● Materials provided
☆ ☆ ☆ ☆ ☆ ☆ ☆
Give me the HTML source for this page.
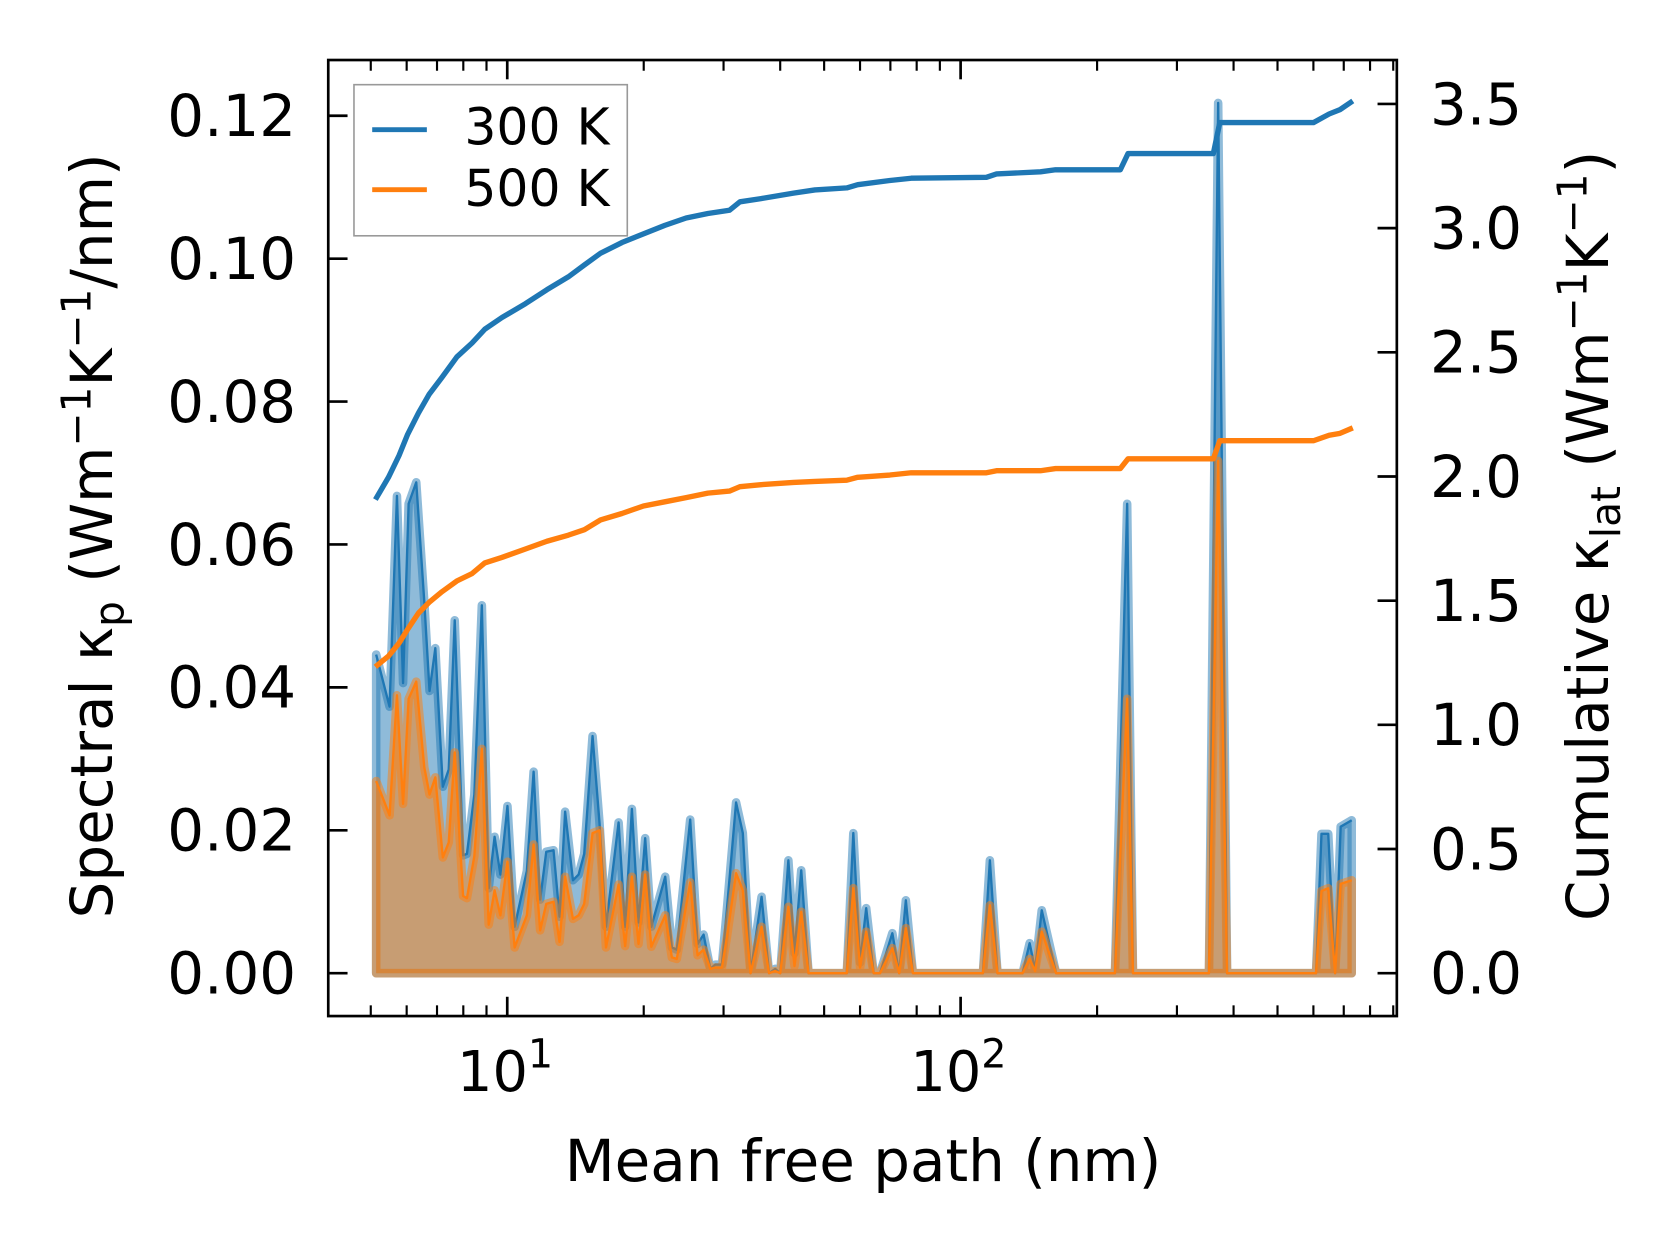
☆ ☆ ☆ ☆ ☆ ☆ ☆
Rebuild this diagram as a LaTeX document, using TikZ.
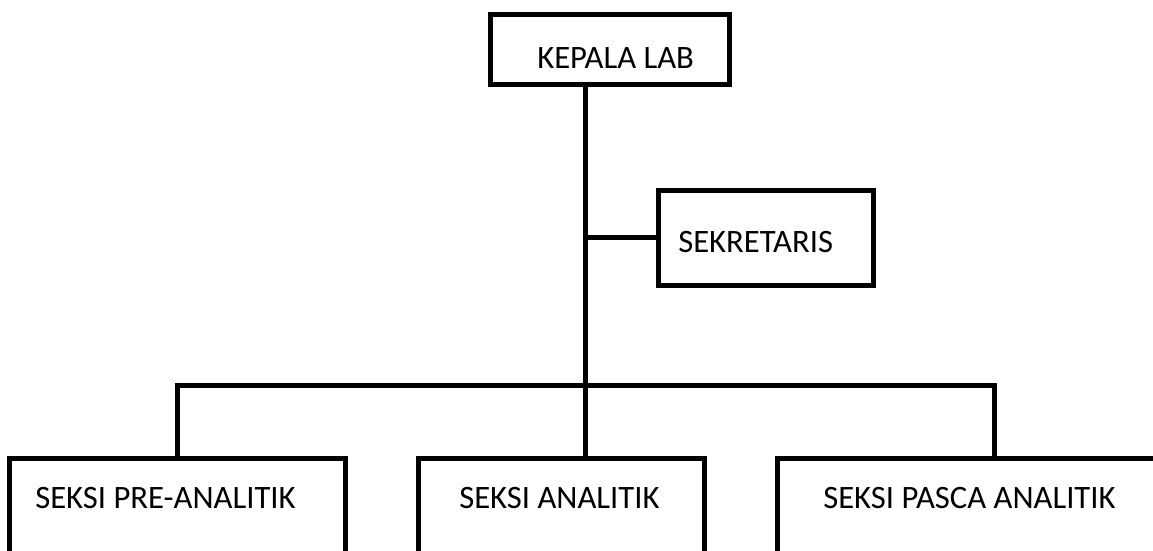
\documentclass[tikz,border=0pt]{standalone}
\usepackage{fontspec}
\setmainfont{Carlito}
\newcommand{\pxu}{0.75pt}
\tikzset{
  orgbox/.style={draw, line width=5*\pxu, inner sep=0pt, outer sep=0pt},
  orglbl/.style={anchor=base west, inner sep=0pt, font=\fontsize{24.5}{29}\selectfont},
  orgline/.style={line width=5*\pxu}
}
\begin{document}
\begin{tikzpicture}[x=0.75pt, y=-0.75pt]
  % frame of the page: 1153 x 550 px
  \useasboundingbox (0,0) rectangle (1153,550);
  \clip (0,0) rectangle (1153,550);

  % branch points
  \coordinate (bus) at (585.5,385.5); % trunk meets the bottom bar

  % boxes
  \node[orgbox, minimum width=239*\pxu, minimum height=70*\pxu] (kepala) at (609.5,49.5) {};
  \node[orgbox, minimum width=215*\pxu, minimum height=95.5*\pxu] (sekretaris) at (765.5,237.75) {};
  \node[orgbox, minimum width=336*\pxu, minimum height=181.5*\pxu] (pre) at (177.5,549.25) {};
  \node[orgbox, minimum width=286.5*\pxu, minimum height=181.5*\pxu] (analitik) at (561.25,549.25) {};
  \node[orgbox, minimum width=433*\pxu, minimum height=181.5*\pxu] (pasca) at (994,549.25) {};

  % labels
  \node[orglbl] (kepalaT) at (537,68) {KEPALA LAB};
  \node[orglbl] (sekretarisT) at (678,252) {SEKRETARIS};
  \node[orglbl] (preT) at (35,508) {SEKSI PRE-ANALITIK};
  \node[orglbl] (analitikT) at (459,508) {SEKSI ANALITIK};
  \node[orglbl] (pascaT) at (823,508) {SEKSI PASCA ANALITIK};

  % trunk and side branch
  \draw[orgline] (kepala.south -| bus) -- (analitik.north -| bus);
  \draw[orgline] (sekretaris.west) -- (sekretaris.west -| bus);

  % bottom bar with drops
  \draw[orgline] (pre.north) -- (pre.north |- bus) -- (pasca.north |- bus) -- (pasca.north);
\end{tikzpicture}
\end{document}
☆ ☆ ☆ ☆ ☆ ☆ ☆
● Task requirements
Could you quote, word for word, only the lines from the one containing "Rebuild this diagram" through the one containing "(pascaT) at (823,508)", both included, and leave out any pictures?

● Solution for this task
Rebuild this diagram as a LaTeX document, using TikZ.
\documentclass[tikz,border=0pt]{standalone}
\usepackage{fontspec}
\setmainfont{Carlito}
\newcommand{\pxu}{0.75pt}
\tikzset{
  orgbox/.style={draw, line width=5*\pxu, inner sep=0pt, outer sep=0pt},
  orglbl/.style={anchor=base west, inner sep=0pt, font=\fontsize{24.5}{29}\selectfont},
  orgline/.style={line width=5*\pxu}
}
\begin{document}
\begin{tikzpicture}[x=0.75pt, y=-0.75pt]
  % frame of the page: 1153 x 550 px
  \useasboundingbox (0,0) rectangle (1153,550);
  \clip (0,0) rectangle (1153,550);

  % branch points
  \coordinate (bus) at (585.5,385.5); % trunk meets the bottom bar

  % boxes
  \node[orgbox, minimum width=239*\pxu, minimum height=70*\pxu] (kepala) at (609.5,49.5) {};
  \node[orgbox, minimum width=215*\pxu, minimum height=95.5*\pxu] (sekretaris) at (765.5,237.75) {};
  \node[orgbox, minimum width=336*\pxu, minimum height=181.5*\pxu] (pre) at (177.5,549.25) {};
  \node[orgbox, minimum width=286.5*\pxu, minimum height=181.5*\pxu] (analitik) at (561.25,549.25) {};
  \node[orgbox, minimum width=433*\pxu, minimum height=181.5*\pxu] (pasca) at (994,549.25) {};

  % labels
  \node[orglbl] (kepalaT) at (537,68) {KEPALA LAB};
  \node[orglbl] (sekretarisT) at (678,252) {SEKRETARIS};
  \node[orglbl] (preT) at (35,508) {SEKSI PRE-ANALITIK};
  \node[orglbl] (analitikT) at (459,508) {SEKSI ANALITIK};
  \node[orglbl] (pascaT) at (823,508) {SEKSI PASCA ANALITIK};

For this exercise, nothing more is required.